Digital logic elements and SPI register. Note the ADC and pre-amplifier is located here since these units are located in this "half" of the SLG46620.
A
 
 
B
 
 
STEP
 
 
DIR
 
Measured quadrature "UP" sequence.
A
 
 
B
 
 
STEP
 
 
DIR
 
Measured quadrature "DOWN" sequence.
MISO
 
SCLK
A
B
SPI register count sequence.  Note the count has increased by four after a single "UP" cycle.  This is due to the four STEP pulses, one for each phase change in A and B.  The 8 MSB of the SPI are the current quadrature counter value, while the 8 LSB are the current temp sense value from the thermistor.
PWM variable-speed fan controller elements.
Theory of Operation
 
J.R. says that the logic is related to a common XOR method of quadrature decoding, plus the input signals are synchronized to the oversampling clock. The SPI output for both the fan PWM and the quadrature up/down counter have been confirmed at the pin level. The up/down DIR selector is derived from the XOR of one of the quadrature phases (A) and the latched other phase (B).
 
The four-input XOR is an odd-parity generator connected to both synchronized phases -- and their latched equivalents -- through the final pair of D flops. This is used to generate the FSM0 counter clock pulses, one for each of the four phase transitions per unit of the quadrature signal. The latch clock for DFF 1 is derived from the 25 kHz RC clock, so each phase transition (STEP) pulse width is 40 µs.
 
Each time a quadrature cycle is detected, the SPI counter will increment or decrement by four, which is then read out the SPI serializer as the MSB (most-significant bit). The intention is to measure all phase transitions in the SPI counter, stripping off the two LSBs (least-significant bits) of the count, thereby reducing the sampling noise by 12dB.
 
The /SWIN to SWOUT unit is a simple de-bouncer for the UI selector for this project.
The analog-to-digital converter (ADC) reads the temp sensor, which is loaded directly into the LSB of the SPI serializer. DLY7 is a ring oscillator delay of 7.22 µs to eliminate startup glitch from the sweep count during ADC startup. And CNT8 is a period sweep counter, which is used to gate the PWM unit.
 
Advantages of the GPAK4

J.R. also says that one could envisage a simpler hardware implementation involving feeding A, B, and SWxx to the MCU's GPIO pins (of which not many are likely to be available) coupled with an external DAC circuit (which would have to be used for the thermistor).  However, the GPIO pins would have to be software de-bounced, while the DAC would require yet more GPIO pins. Then separate ISR (interrupt service routines) -- or clocked polling -- would have to be written to handle the devices at a level that would consume too much time resources from the main CPU.
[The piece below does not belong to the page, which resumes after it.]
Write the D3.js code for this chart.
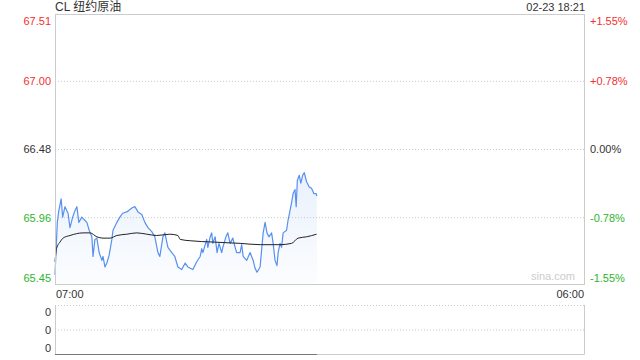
<!DOCTYPE html>
<html>
<head>
<meta charset="utf-8">
<script src="https://cdn.jsdelivr.net/npm/d3@7/dist/d3.min.js"></script>
<style>
  body { margin: 0; background: #fff; }
  svg { display: block; font-family: Arial, "Liberation Sans", "Noto Sans CJK SC", sans-serif; }
  .grid line { stroke: #ccc; stroke-dasharray: 1,2; }
  .grid .domain { display: none; }
  .ax .domain { display: none; }
  .ax text { font-size: 11px; }
</style>
</head>
<body>
<div id="canvas"></div>
<script>
// session: 07:00 -> 06:00 next day, minutes since open
var sessionMinutes = 1380;
var title = "CL 纽约原油";
var stamp = "02-23 18:21";
var timeLabels = ["07:00", "06:00"];
var prevClose = 66.48;
var priceTicks = [67.51, 67.00, 66.48, 65.96, 65.45];
var pctTicks = ["+1.55%", "+0.78%", "0.00%", "-0.78%", "-1.55%"];
var volTicks = ["0", "0", "0"];

var minutes = [0, 3, 6, 10, 16, 20, 26, 34, 39, 46, 52, 57, 62, 70, 73, 83, 89, 96, 99, 104,
  109, 115, 122, 125, 130, 135, 141, 148, 151, 161, 169, 176, 187, 200, 208, 216, 226, 234, 242, 252,
  260, 268, 273, 281, 286, 294, 304, 312, 320, 330, 339, 346, 352, 359, 369, 378, 382, 385, 395, 398,
  404, 408, 411, 417, 422, 427, 434, 437, 445, 450, 456, 463, 469, 473, 482, 486, 490, 499, 508, 512,
  516, 521, 526, 534, 538, 542, 547, 552, 557, 564, 568, 573, 578, 581, 586, 590, 594, 603, 607, 612,
  616, 620, 625, 628, 631, 636, 640, 645, 649, 655, 662, 668, 674, 680, 682];
var prices = [65.52, 65.72, 65.92, 66.01, 66.10, 65.96, 66.04, 65.99, 65.88, 65.96, 66.01, 66.04, 65.92, 65.96, 65.95, 65.92, 65.86, 65.81, 65.66, 65.79,
  65.80, 65.69, 65.63, 65.66, 65.58, 65.61, 65.67, 65.79, 65.86, 65.92, 65.96, 65.99, 66.00, 66.03, 66.04, 66.00, 65.98, 65.92, 65.88, 65.85,
  65.81, 65.69, 65.66, 65.81, 65.84, 65.73, 65.69, 65.66, 65.58, 65.56, 65.61, 65.58, 65.57, 65.56, 65.62, 65.66, 65.72, 65.69, 65.79, 65.73,
  65.81, 65.84, 65.76, 65.81, 65.69, 65.76, 65.69, 65.73, 65.81, 65.84, 65.76, 65.80, 65.73, 65.69, 65.69, 65.75, 65.66, 65.63, 65.69, 65.66,
  65.63, 65.57, 65.54, 65.58, 65.71, 65.84, 65.92, 65.84, 65.81, 65.84, 65.76, 65.63, 65.59, 65.69, 65.76, 65.73, 65.84, 65.86, 65.94, 66.01,
  66.07, 66.14, 66.17, 66.04, 66.24, 66.28, 66.22, 66.28, 66.30, 66.23, 66.19, 66.18, 66.14, 66.14, 66.12];

var avgMinutes = [0, 4, 13, 21, 39, 73, 91, 109, 125, 143, 161, 187, 213, 239, 265, 299, 320, 326, 352, 411,
  482, 534, 586, 616, 633, 655, 681];
var avgPrices = [65.62, 65.72, 65.77, 65.80, 65.82, 65.84, 65.84, 65.81, 65.80, 65.80, 65.82, 65.83, 65.84, 65.83, 65.82, 65.83, 65.82, 65.79, 65.78, 65.77,
  65.76, 65.75, 65.75, 65.76, 65.80, 65.81, 65.83];

var W = 640, H = 360;
var padL = 55, padR = 585, padT = 14, padB = 284;
var volTop = 305, volBottom = 354;
var red = "#f23030", green = "#2db52d", dark = "#333";

var svg = d3.select("#canvas").append("svg")
    .attr("width", W)
    .attr("height", H);

var x = d3.scaleLinear().domain([0, sessionMinutes]).range([padL, padR]);
var y = d3.scaleLinear().domain([priceTicks[4], priceTicks[0]]).range([padB, padT]);
var yv = d3.scaleLinear().domain([0, 2]).range([volBottom, volTop]);

function tickColor(v) {
  return v > prevClose + 1e-9 ? red : (v < prevClose - 1e-9 ? green : dark);
}
function edgeDy(i, n) {
  return i === 0 ? "0.95em" : (i === n - 1 ? "-0.2em" : "0.35em");
}

// dotted grid in the price panel
svg.append("g")
    .attr("class", "grid")
    .attr("transform", "translate(" + padL + ",0)")
    .call(d3.axisLeft(y).tickValues(priceTicks.slice(1, 4)).tickSize(-(padR - padL)).tickFormat(""));

// area under price
var grad = svg.append("defs").append("linearGradient")
    .attr("id", "fill").attr("x1", 0).attr("y1", 0).attr("x2", 0).attr("y2", 1);
grad.append("stop").attr("offset", "0%").attr("stop-color", "#5a94ef").attr("stop-opacity", 0.13);
grad.append("stop").attr("offset", "100%").attr("stop-color", "#5a94ef").attr("stop-opacity", 0.02);

var pts = minutes.map(function(m, i) { return [m, prices[i]]; });
svg.append("path")
    .datum(pts)
    .attr("fill", "url(#fill)")
    .attr("d", d3.area()
        .x(function(d) { return x(d[0]); })
        .y0(padB)
        .y1(function(d) { return y(d[1]); }));

svg.append("path")
    .datum(pts)
    .attr("fill", "none")
    .attr("stroke", "#5890ef")
    .attr("stroke-width", 1.2)
    .attr("stroke-linejoin", "round")
    .attr("d", d3.line()
        .x(function(d) { return x(d[0]); })
        .y(function(d) { return y(d[1]); }));

var avg = avgMinutes.map(function(m, i) { return [m, avgPrices[i]]; });
svg.append("path")
    .datum(avg)
    .attr("fill", "none")
    .attr("stroke", "#222")
    .attr("stroke-width", 1)
    .attr("d", d3.line()
        .curve(d3.curveMonotoneX)
        .x(function(d) { return x(d[0]); })
        .y(function(d) { return y(d[1]); }));

// frame
svg.append("rect")
    .attr("x", padL + 0.5).attr("y", padT + 0.5)
    .attr("width", padR - padL - 1).attr("height", padB - padT)
    .attr("fill", "none").attr("stroke", "#ccc");

svg.append("text")
    .attr("x", 575).attr("y", padB - 4)
    .attr("text-anchor", "end")
    .attr("fill", "#ccc")
    .style("font-size", "11px")
    .text("sina.com");

// price labels
var la = svg.append("g")
    .attr("class", "ax")
    .attr("transform", "translate(" + (padL - 4) + ",0)")
    .call(d3.axisLeft(y).tickValues(priceTicks).tickSize(0).tickPadding(0)
        .tickFormat(function(d) { return d.toFixed(2); }));
la.selectAll(".tick text")
    .attr("dy", function(d, i) { return edgeDy(i, priceTicks.length); })
    .attr("fill", function(d) { return tickColor(d); });

var ra = svg.append("g")
    .attr("class", "ax")
    .attr("transform", "translate(" + (padR + 5) + ",0)")
    .call(d3.axisRight(y).tickValues(priceTicks).tickSize(0).tickPadding(0)
        .tickFormat(function(d, i) { return pctTicks[i]; }));
ra.selectAll(".tick text")
    .attr("dy", function(d, i) { return edgeDy(i, priceTicks.length); })
    .attr("fill", function(d) { return tickColor(d); });

// header
svg.append("text")
    .attr("x", padL).attr("y", 11)
    .attr("fill", dark)
    .style("font-size", "12px")
    .text(title);
svg.append("text")
    .attr("x", padR).attr("y", 11)
    .attr("text-anchor", "end")
    .attr("fill", dark)
    .style("font-size", "11px")
    .text(stamp);

// time labels
svg.append("text")
    .attr("x", padL + 1).attr("y", 298)
    .attr("fill", dark).style("font-size", "11px")
    .text(timeLabels[0]);
svg.append("text")
    .attr("x", padR - 1).attr("y", 298)
    .attr("text-anchor", "end")
    .attr("fill", dark).style("font-size", "11px")
    .text(timeLabels[1]);

// volume panel
svg.append("g")
    .attr("class", "grid")
    .attr("transform", "translate(" + padL + ",0)")
    .call(d3.axisLeft(yv).tickValues([1, 2]).tickSize(-(padR - padL)).tickFormat(""));
svg.append("path")
    .attr("fill", "none").attr("stroke", "#ccc")
    .attr("d", "M" + (padL + 0.5) + "," + volTop + "V" + (volBottom + 0.5) + "H" + (padR - 0.5) + "V" + volTop);
// zero volume bars over the traded minutes
svg.append("line")
    .attr("x1", x(minutes[0])).attr("x2", x(minutes[minutes.length - 1]))
    .attr("y1", volBottom + 0.5).attr("y2", volBottom + 0.5)
    .attr("stroke", "#777");

var va = svg.append("g")
    .attr("class", "ax")
    .attr("transform", "translate(" + (padL - 4) + ",0)")
    .call(d3.axisLeft(yv).tickValues([2, 1, 0]).tickSize(0).tickPadding(0)
        .tickFormat(function(d, i) { return volTicks[i]; }));
va.selectAll(".tick text")
    .attr("dy", function(d, i) { return edgeDy(i, 3); })
    .attr("fill", dark);
</script>
</body>
</html>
The biggest wins in using the GPAK4 device for these functions are (a) simplification of the interfaces to a single SPI channel, (b) intrinsic de-bounce of the mechanical inputs, (c) automatic conversion of the analog thermistor signal to a 12V PWM fan, and most importantly (d) complete asynchrony between the quadrature input device and the SPI register, which provides not only an up/down counter for the encoder, but also a non-interrupt way of detecting over-temp on the thermal sensor. Also, there is significant simplification of the board layout using one itty-bitty 4mm device.

But wait, there's more...

Well, I hope there's more LOL. I am really impressed with what I see here. Not only has J.R. used his GPAK4 development kit to implement a real-world solution, he's provided sufficient into the design to allow the rest of us to stand on his shoulders, as it were.

In the coming weeks and months, I'm hoping some of the other recipients of the GPAK4 dev kits will share the projects they've been working on using the material provided by J.R. as the standard to meet or beat (but no pressure LOL). In the meantime, what do you think of J.R.'s GPAK4 application?